Dampak Tindak Pidana Korupsi terhadap Perekonomian Negara

ASKARA – Jaksa Agung ST Burhanuddin menyatakan bahwa selama masa kepemimpinannya, fokus utamanya adalah penanganan perkara korupsi yang berkualitas, yaitu yang menyebabkan kerugian besar, dampak negatif bagi masyarakat, dan pelakunya adalah orang-orang berpengaruh serta berstatus terhormat, sehingga terhindar dari hukuman.

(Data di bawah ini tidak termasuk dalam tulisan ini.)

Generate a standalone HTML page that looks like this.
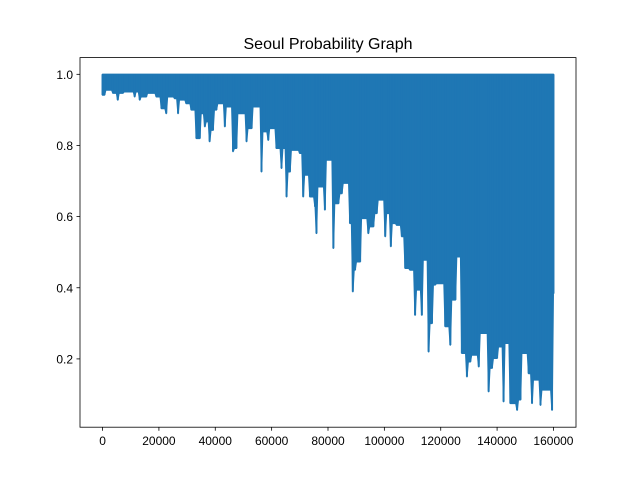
<!DOCTYPE html>
<html><head><meta charset="utf-8"><style>
body{margin:0;background:#fff;font-family:"Liberation Sans","DejaVu Sans",sans-serif;}
</style></head><body>
<svg id="chart" width="640" height="480" xmlns="http://www.w3.org/2000/svg">
<rect width="640" height="480" fill="#fff"/>
<text x="328" y="49" font-size="16" text-anchor="middle" fill="#000">Seoul Probability Graph</text>
<g id="plot"></g>
<rect x="80" y="57.6" width="496" height="369.6" fill="none" stroke="#000" stroke-width="0.8"/>
<g id="axes"></g>
</svg>
<script>
const xTicks=[0,20000,40000,60000,80000,100000,120000,140000,160000];
const yTicks=[0.2,0.4,0.6,0.8,1.0];
const lowX=[0,700,1900,3700,5400,7200,9600,11400,12000,13200,15500,17300,19100,20900,22600,23800,25600,26800,28000,29700,31500,33300,34500,35100,36300,36900,38000,39200,40400,42200,43400,44600,46300,47500,49300,51100,52900,54600,56400,57600,58800,60600,61700,63500,64700,65300,66500,67700,70000,71200,72400,73600,75400,75900,77100,78900,80700,81900,83700,84900,86600,87800,88800,89600,91400,93200,94300,96100,97300,99100,100300,101500,102300,103200,104400,106200,107400,109100,110900,112100,113300,114500,115700,116900,118000,119800,121600,123400,125200,126300,127500,129300,130500,132300,133500,134600,137000,138200,140000,141200,142300,143500,144700,147100,148300,150000,151200,152400,153600,155400,157200,158300,159500,160000];
const lowV=[0.942,0.942,0.956,0.947,0.928,0.947,0.951,0.937,0.951,0.928,0.937,0.947,0.937,0.904,0.890,0.937,0.932,0.890,0.928,0.918,0.900,0.820,0.820,0.890,0.853,0.867,0.811,0.843,0.900,0.918,0.853,0.909,0.783,0.792,0.890,0.811,0.848,0.909,0.726,0.839,0.815,0.848,0.792,0.736,0.792,0.656,0.726,0.787,0.778,0.656,0.717,0.656,0.628,0.553,0.684,0.619,0.759,0.511,0.637,0.665,0.694,0.581,0.389,0.450,0.473,0.595,0.553,0.572,0.609,0.647,0.544,0.609,0.516,0.581,0.576,0.544,0.455,0.450,0.323,0.394,0.323,0.478,0.220,0.300,0.408,0.412,0.291,0.239,0.366,0.487,0.216,0.150,0.192,0.211,0.178,0.272,0.108,0.174,0.202,0.234,0.080,0.244,0.075,0.056,0.085,0.216,0.159,0.075,0.141,0.070,0.113,0.113,0.056,0.384];
const X0=-8000,X1=168000,Y0=0.008,Y1=1.047;
const sx=v=>80+(v-X0)/(X1-X0)*496;
const sy=v=>427.2-(v-Y0)/(Y1-Y0)*369.6;
const NS="http://www.w3.org/2000/svg";
const plot=document.getElementById('plot'),axes=document.getElementById('axes');
const C="#1f77b4";
const n=lowX.length;
let pts=[sx(lowX[0])+","+sy(1.0),sx(lowX[n-1])+","+sy(1.0)];
for(let i=n-1;i>=0;i--){
 pts.push(sx(lowX[i])+","+sy(lowV[i]));
 if(i>0){const sh=Math.max(lowV[i],lowV[i-1]);
  pts.push((sx(lowX[i])-1.2)+","+sy(sh));
  pts.push((sx(lowX[i-1])+1.2)+","+sy(sh));}
}
const band=document.createElementNS(NS,'polygon');


band.setAttribute('points',pts.join(' '));band.setAttribute('fill',C);band.setAttribute('stroke',C);band.setAttribute('stroke-width','1.5');band.setAttribute('stroke-linejoin','round');
plot.appendChild(band);
lowX.forEach((x,i)=>{
 const l=document.createElementNS(NS,'line');
 
 
 l.setAttribute('x1',sx(x));l.setAttribute('x2',sx(x));l.setAttribute('y1',sy(1.0));l.setAttribute('y2',sy(lowV[i]));
 l.setAttribute('stroke',C);l.setAttribute('stroke-width','2');
 plot.appendChild(l);
});
xTicks.forEach(t=>{
 const l=document.createElementNS(NS,'line');
 
 
 l.setAttribute('x1',sx(t));l.setAttribute('x2',sx(t));l.setAttribute('y1',427.2);l.setAttribute('y2',430.7);l.setAttribute('stroke','#000');l.setAttribute('stroke-width','0.8');
 axes.appendChild(l);
 const tx=document.createElementNS(NS,'text');
 
 
 tx.setAttribute('x',sx(t));tx.setAttribute('y',445);tx.setAttribute('font-size','12');tx.setAttribute('text-anchor','middle');
 tx.textContent=t;axes.appendChild(tx);
});
yTicks.forEach(t=>{
 const l=document.createElementNS(NS,'line');
 
 
 l.setAttribute('x1',76.5);l.setAttribute('x2',80);l.setAttribute('y1',sy(t));l.setAttribute('y2',sy(t));l.setAttribute('stroke','#000');l.setAttribute('stroke-width','0.8');
 axes.appendChild(l);
 const tx=document.createElementNS(NS,'text');
 
 
 tx.setAttribute('x',73);tx.setAttribute('y',sy(t)+4.5);tx.setAttribute('font-size','12');tx.setAttribute('text-anchor','end');
 tx.textContent=t.toFixed(1);axes.appendChild(tx);
});
</script>
</body></html>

Selama kepemimpinannya, beberapa perkara besar korupsi telah berhasil ditangani, seperti Jiwasraya, ASABRI, PT Garuda Indonesia, impor tekstil, impor garam, impor besi, PT Duta Palma, minyak goreng, impor gula, dan yang terbaru adalah PT Timah yang merugikan negara triliunan rupiah. Beberapa perkara tersebut sudah memperoleh putusan hukum tetap dan masih dalam proses penyidikan.

“Korupsi adalah kejahatan luar biasa, oleh karena itu memerlukan strategi khusus dalam pengungkapannya serta penggunaan pasal-pasal yang tepat untuk menjerat pelakunya,” kata Jaksa Agung dalam keterangannya, Jumat (12/4).

Dalam penanganan perkara korupsi, Kejaksaan telah memberlakukan pasal pencucian uang sebagai tindak pidana tambahan, menghitung hukuman pelaku dengan mengacu pada kerugian ekonomi negara, dan menuntut korporasi sebagai pelaku tindak pidana untuk mengembalikan kerugian negara.

“Semua langkah ini diambil demi pemulihan keuangan negara akibat korupsi yang bersifat serakah,” tambahnya.

Setelah putusan Mahkamah Konstitusi menghilangkan frasa “dapat” dalam Undang-Undang pemberantasan korupsi, maka kerugian negara harus benar-benar terjadi (actual loss). Ini menimbulkan kontroversi, namun Jaksa Agung menegaskan bahwa perhitungan kerugian negara tidak sama dengan perekonomian negara.

Dalam kasus korupsi, pelaku tidak hanya individu tetapi juga korporasi dan konglomerasi, yang mengakibatkan dampak yang besar dan berkelanjutan. Perhitungan kerugian harus mempertimbangkan berbagai aspek seperti pendapatan negara yang hilang, penurunan nilai investasi, kerusakan infrastruktur, dan stabilitas ekonomi.

Selain itu, kerugian perekonomian juga harus memperhitungkan aspek lingkungan, sosial, dan budaya masyarakat setempat. Korupsi di sektor sumber daya alam juga harus memperhitungkan kerugian ekologis dan manfaat yang hilang akibat kerusakan lingkungan.

Jaksa Agung menekankan bahwa korupsi bukan hanya masalah suap atau pengadaan barang dan jasa, tetapi lebih pada kerugian negara dan perekonomian akibat proyek-proyek besar yang berdampak luas bagi masyarakat.

Dalam pencegahan korupsi, perlu ada kebijakan pengamanan dan pendampingan dari aparat penegak hukum, karena penanganan kasus korupsi tidak bisa lagi dilakukan secara konvensional.

Jaksa Agung menyatakan bahwa kejahatan korupsi melemahkan posisi negara secara internasional dan dapat menyebabkan ketidakstabilan negara secara massif. Oleh karena itu, perlu menjadikan pelaku korupsi sebagai musuh bersama untuk memerangi kejahatan ini.